The Shanghai Composite Index (SHCOMP) climbed 0.9 percent to 2,008.31 at the close, while the Hang Seng China Enterprises Index (HSCEI) surged 1.9 percent after closing at its lowest level since August yesterday. Money-market rates slid the most in four weeks as the central bank added more than 255 billion yuan ($42 billion) to the financial system and expanded a lending facility to meet Lunar New Year demand for cash.
“Stocks are up today because we had fallen considerably and the PBOC injected cash,” Zhang Haidong, an analyst at Tebon Securities Co., said in Shanghai. “The economy is still weak and there are so many IPOs waiting to list. We will have to wait until all the IPOs are done listing and the market has digested this before the market can improve, possibly in early February.”
The CSI 300 Index added 1 percent to 2,187.41. Trading volumes in the Shanghai index were 23 percent below the 30-day average, according to data compiled by Bloomberg. The index trades at 7.5 times 12-month projected earnings, the lowest level since Bloomberg began compiling weekly data in 2005.
The Shanghai Composite slid below 2,000 for the first time since July 31 yesterday, as factory output and business spending slowed, concern grew that share sales will divert funds and rising demand for cash before the Lunar New Year drove the biggest jump in money-market rates in seven months. The stock gauge has fallen 5.1 percent this year.
The benchmark seven-day repurchase rate, a gauge of interbank funding availability, slumped 105 basis points to 5.55 percent as of 3:27 p.m. in Shanghai, according to a weighted average compiled by the National Interbank Funding Center. It surged 142 basis points yesterday, the most in seven months.

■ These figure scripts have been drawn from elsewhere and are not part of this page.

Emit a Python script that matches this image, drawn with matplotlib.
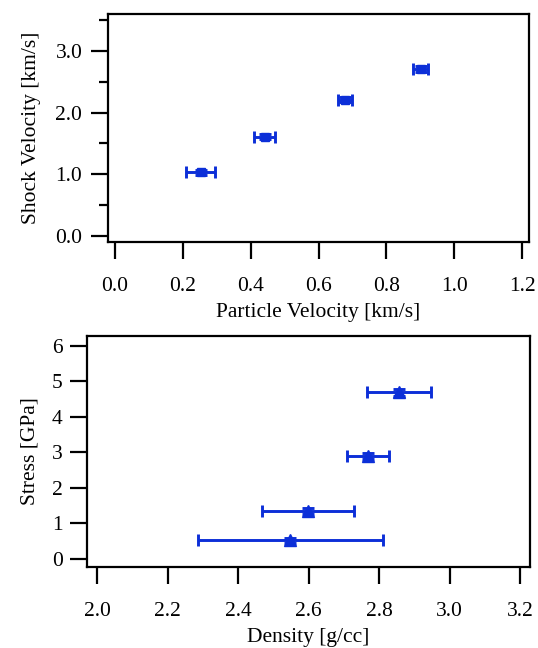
import matplotlib
matplotlib.use("Agg")
import matplotlib.pyplot as plt
from matplotlib.ticker import MultipleLocator

plt.rcParams['font.family'] = ['Liberation Serif', 'DejaVu Serif']

# Top panel: Us-up data
particle_velocity = [0.253, 0.441, 0.678, 0.901]
particle_velocity_err = [0.043, 0.031, 0.021, 0.021]
shock_velocity = [1.03, 1.607, 2.21, 2.706]
shock_velocity_err = [0.04, 0.04, 0.04, 0.05]

# Bottom panel: stress-density data
density = [2.548, 2.599, 2.769, 2.856]
density_err = [0.262, 0.13, 0.06, 0.09]
stress = [0.515, 1.34, 2.90, 4.69]
stress_err = [0.08, 0.08, 0.08, 0.1]

top_xticks = [0.0, 0.2, 0.4, 0.6, 0.8, 1.0, 1.2]
top_yticks = [0.0, 1.0, 2.0, 3.0]
bot_xticks = [2.0, 2.2, 2.4, 2.6, 2.8, 3.0, 3.2]
bot_yticks = [0, 1, 2, 3, 4, 5, 6]

blue = '#0c2fd8'
W, H = 538, 648
fig = plt.figure(figsize=(W / 100, H / 100), dpi=100)

def rect(l, t, r, b):
    return [l / W, 1 - b / H, (r - l) / W, (b - t) / H]

ax1 = fig.add_axes(rect(108, 14, 529, 242))
ax2 = fig.add_axes(rect(87, 336, 530, 567))

fs = 15.5
for ax in (ax1, ax2):
    for s in ax.spines.values():
        s.set_linewidth(1.6)
    ax.tick_params(which='major', length=12.5, width=1.6, labelsize=fs)
    ax.tick_params(which='minor', length=6.5, width=1.6)

# Top
ax1.errorbar(particle_velocity, shock_velocity, xerr=particle_velocity_err,
             yerr=shock_velocity_err, fmt='s', color=blue, ms=6,
             elinewidth=2.1, capsize=4.5, capthick=2.1)
ax1.set_xlim(-0.0206, 1.2206)
ax1.set_ylim(-0.102, 3.6)
ax1.set_xticks(top_xticks)
ax1.set_xticklabels([f"{v:.1f}" for v in top_xticks])
ax1.set_yticks(top_yticks)
ax1.set_yticklabels([f"{v:.1f}" for v in top_yticks])
ax1.yaxis.set_minor_locator(MultipleLocator(0.5))
ax1.tick_params(axis='x', pad=12.5)
ax1.tick_params(axis='y', pad=6)
ax1.set_xlabel('Particle Velocity [km/s]', fontsize=fs, labelpad=5)
ax1.set_ylabel('Shock Velocity [km/s]', fontsize=fs, labelpad=10)

# Bottom
ax2.errorbar(density, stress, xerr=density_err, yerr=stress_err,
             fmt='^', color=blue, ms=8.5, elinewidth=2.1, capsize=4.5,
             capthick=2.1)
ax2.set_xlim(1.9717, 3.228)
ax2.set_ylim(-0.233, 6.28)
ax2.set_xticks(bot_xticks)
ax2.set_xticklabels([f"{v:.1f}" for v in bot_xticks])
ax2.set_yticks(bot_yticks)
ax2.set_yticklabels([str(v) for v in bot_yticks])
ax2.tick_params(axis='x', pad=12.5)
ax2.tick_params(axis='y', pad=5)
ax2.set_xlabel('Density [g/cc]', fontsize=fs, labelpad=5)
ax2.set_ylabel('Stress [GPa]', fontsize=fs, labelpad=9)

fig.savefig('out.png', dpi=100)
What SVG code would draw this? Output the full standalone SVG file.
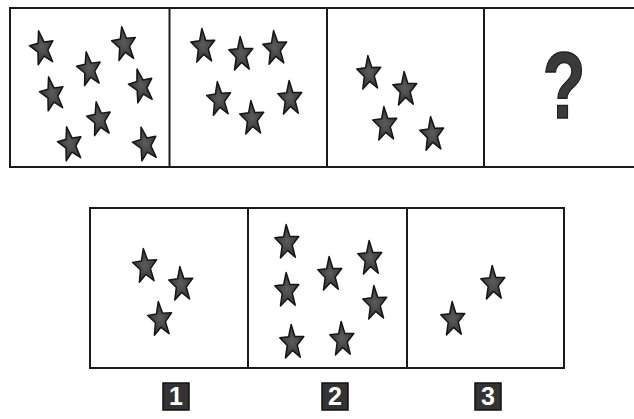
<svg xmlns="http://www.w3.org/2000/svg" xmlns:xlink="http://www.w3.org/1999/xlink" width="634" height="419" viewBox="0 0 634 419">
<style>
.frame{fill:none;stroke:#1a1a1a;stroke-width:2}
.div{stroke:#1a1a1a;stroke-width:2}
.st{fill:url(#sg);stroke:#151515;stroke-width:1.5;stroke-linejoin:round}
.q{font-family:"Liberation Sans",Arial,sans-serif;font-weight:bold;font-size:94px;fill:#3a3a3a;stroke:#222;stroke-width:1.5}
.lb{fill:#333;stroke:#111;stroke-width:1.5}
.lt{font-family:"Liberation Sans",Arial,sans-serif;font-weight:bold;font-size:25px;fill:#fff;text-anchor:middle}
</style>
<defs>
<radialGradient id="sg" cx="0.5" cy="0.5" r="0.6">
<stop offset="0" stop-color="#5c5c5c"/>
<stop offset="1" stop-color="#2e2e2e"/>
</radialGradient>
<path id="star" class="st" d="M0,-16.5 L3.1,-4.4 L12,-3.9 L5,4.2 L7.4,16.6 L0,9.4 L-7.4,16.6 L-5,4.2 L-12,-3.9 L-3.1,-4.4 Z"/>
</defs>
<rect width="634" height="419" fill="#fff"/>
<g id="connectors"/>
<g id="top-row">
<rect class="frame" x="10" y="8" width="640" height="159"/>
<line class="div" x1="169.5" y1="8" x2="169.5" y2="167"/>
<line class="div" x1="327" y1="8" x2="327" y2="167"/>
<line class="div" x1="484" y1="8" x2="484" y2="167"/>
</g>
<g id="panel-a">
<use href="#star" transform="translate(42,47) rotate(-12)"/>
<use href="#star" transform="translate(124,43) rotate(-8)"/>
<use href="#star" transform="translate(89,68) rotate(-10)"/>
<use href="#star" transform="translate(52,93) rotate(-12)"/>
<use href="#star" transform="translate(141,85) rotate(-14)"/>
<use href="#star" transform="translate(99,118) rotate(-10)"/>
<use href="#star" transform="translate(70,143) rotate(-12)"/>
<use href="#star" transform="translate(145,143) rotate(-14)"/>
</g>
<g id="panel-b">
<use href="#star" transform="translate(203,45) rotate(-4)"/>
<use href="#star" transform="translate(241,53) rotate(-3)"/>
<use href="#star" transform="translate(275,47) rotate(-5)"/>
<use href="#star" transform="translate(219,98) rotate(-6)"/>
<use href="#star" transform="translate(252,117) rotate(-4)"/>
<use href="#star" transform="translate(290,97) rotate(-3)"/>
</g>
<g id="panel-c">
<use href="#star" transform="translate(369,72) rotate(-4)"/>
<use href="#star" transform="translate(405,88) rotate(-3)"/>
<use href="#star" transform="translate(385,123) rotate(-4)"/>
<use href="#star" transform="translate(432,133) rotate(-5)"/>
</g>
<g id="panel-d">
<text class="q" x="752" y="118" text-anchor="middle" transform="scale(0.75,1)">?</text>
</g>
<g id="bottom-row">
<rect class="frame" x="90" y="208" width="474" height="160"/>
<line class="div" x1="248" y1="208" x2="248" y2="368"/>
<line class="div" x1="407" y1="208" x2="407" y2="368"/>
</g>
<g id="option-1">
<use href="#star" transform="translate(145,265) rotate(-6)"/>
<use href="#star" transform="translate(181,283) rotate(-4)"/>
<use href="#star" transform="translate(160,318) rotate(-6)"/>
</g>
<g id="option-2">
<use href="#star" transform="translate(287,241) rotate(-3)"/>
<use href="#star" transform="translate(287,289) rotate(-3)"/>
<use href="#star" transform="translate(330,273) rotate(-3)"/>
<use href="#star" transform="translate(370,257) rotate(-3)"/>
<use href="#star" transform="translate(375,302) rotate(-4)"/>
<use href="#star" transform="translate(292,341) rotate(-3)"/>
<use href="#star" transform="translate(342,338) rotate(-3)"/>
</g>
<g id="option-3">
<use href="#star" transform="translate(493,282) rotate(-3)"/>
<use href="#star" transform="translate(453,318) rotate(-3)"/>
</g>
<g id="label-1">
<rect class="lb" x="163" y="383" width="26" height="27"/>
<text class="lt" x="176" y="405">1</text>
</g>
<g id="label-2">
<rect class="lb" x="322" y="383" width="26" height="27"/>
<text class="lt" x="335" y="405">2</text>
</g>
<g id="label-3">
<rect class="lb" x="475" y="383" width="26" height="27"/>
<text class="lt" x="488" y="405">3</text>
</g>
</svg>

The PBOC supplied money to the largest banks using its Standing Lending Facility and will auction reverse-repurchase agreements today. Small- and medium-sized banks in 10 regions will be able to tap the SLF for loans of up to two weeks on a trial basis.
A gauge of financial companies in the CSI 300 rose 1.1 percen, the biggest gain since Dec. 31. Shanghai Pudong climbed 1 percent to 9.16 yuan. China Citic Bank Corp. added 0.8 percent to 3.62 yuan. Haitong Securities, the second-biggest listed brokerage, rose 2.5 percent to 10.44 yuan. Founder Securities Co. jumped 4.7 percent to 5.58 yuan.
Fifty-two companies have been approved by the securities regulator to sell shares after the end of a year-long IPO freeze. Of the eight companies trading on the Shenzhen Stock Exchange today, three are on the small and medium enterprise board and five are on the ChiNext index. The eight include Zhejiang Wolwo, Chengdu Tianbao Heavy Industry Co. and Shanghai Liangxin Electrical Co.
Zhejiang Wolwo gained 45 percent to 29.15 yuan. Chengdu Tianbao jumped 45 percent to 17.42 yuan. Shanghai Liangxin climbed 45 percent to 27.79 yuan. The three were suspended twice during trading hours after reaching price limits.
The Shenzhen Stock Exchange will prevent “excessive” speculation in new shares and fight against market manipulation, the Shanghai Securities News reported today.
“It’s hard to change Chinese investors’ habit of speculatively trading in new shares,” said Wei Wei, an analyst at West China Securities Co. in Shanghai. “Unless there’s an example of a debut company falling below its offer price, the practice won’t be stopped.”
ZTE surged 4.3 percent to 12.78 yuan. The company estimated net income last year was between 1.2 billion yuan and 1.5 billion yuan, compared with a loss of 2.84 billion yuan in 2012.